Tag Archives: kindness

Practicing Acts of Kindness

I’ve been working at cafes lately, since working at home doesn’t work out so well. It’s cold, and there’s so much non-paying-work stuff to do, and I get frustrated by our limited snack options.

Cafes help me focus. Plus, they can make for amusing status updates on Facebook, such as the day the cafe owner left to go buy toilet paper. As in, he left. He left me alone at the cafe for a good 15 minutes. (I should have used the time to brew a fresh pot of coffee, since the one he’d served me was tepid.)

Or yesterday, at Starbucks (I know, I know, but I get a lot of work done here). It was crawling with plainclothes detectives taking pictures related to a recent secret-camera-in-the-bathroom incident (sometimes a bathroom flowerpot is so much more than decor!).

Today, back at Starbucks, I noticed an older man picking his nose. With two fingers, even. He was a least using a napkin, but he was piling them up on his table. I posted about this to Facebook, of course.

And then he lifted a bloated, purplish foot and began picking at a bloody toenail, placing the scabs carefully on a napkin on the table.

Yes, I had probably the same reaction you might be having as you read that. Gross! Ewww! Shouldn’t he be kicked out per Board of Health regulations?

Then I noticed that his shoes were flip-flops. It is December in Massachusetts, and it is snowing lightly. An old backpack was on the floor, and a plastic bag overflowing with stuff was parked on the chair.

Again the urgent thought: What should I do?, but not in terms of reporting him to management. I wanted to buy him a cup of coffee, but I didn’t want to be intrusive. I thought about giving him a preloaded Starbucks gift card, so he could buy himself some food or coffee. An online friend suggested I buy him some socks at the nearby CVS, but that felt too obvious, like I was saying, “I saw your feet, and that was gross.”

I deleted my earlier Facebook post.
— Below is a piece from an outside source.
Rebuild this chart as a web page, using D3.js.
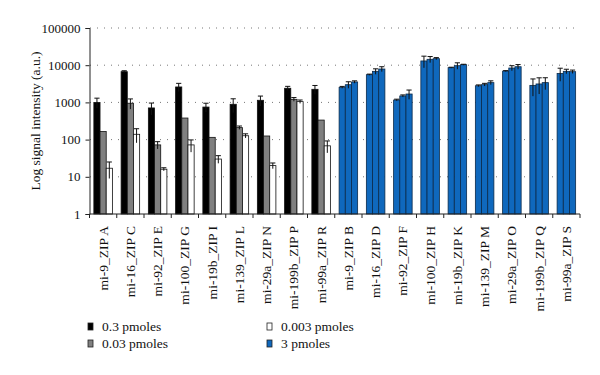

Then I decided to do something I read about once, which can really spare a person’s dignity: As I walked past his chair, I pretended to pick something up off the floor.

“Here, sir, I think you dropped this,” I said, offering a folded bill. His eyes met mine as he reached for it. “It was under your chair. You must have dropped it.” I nodded to confirm this was true. He nodded back. I wished him a good day and returned to my laptop.

He didn’t budge. But about half an hour later, he got up and went to the counter, returning with a hot drink and a breakfast sandwich.

I felt so, so happy.

Even better? About an hour after that, a woman walked up to his table and handed him some money. “Here, please use this to get yourself something to eat today.”

The snow is falling more heavily outside, and he’s dozing in his chair. He may or may not be someone’s brother, father, uncle. He was definitely someone’s child once. He might or might not own warm boots and a nice house; I sure don’t know.

But rather than mock him on Facebook, I found I still have a shred of compassion, and for that I am grateful to him.

So thank you, sir. I hope you have a good day and stay warm.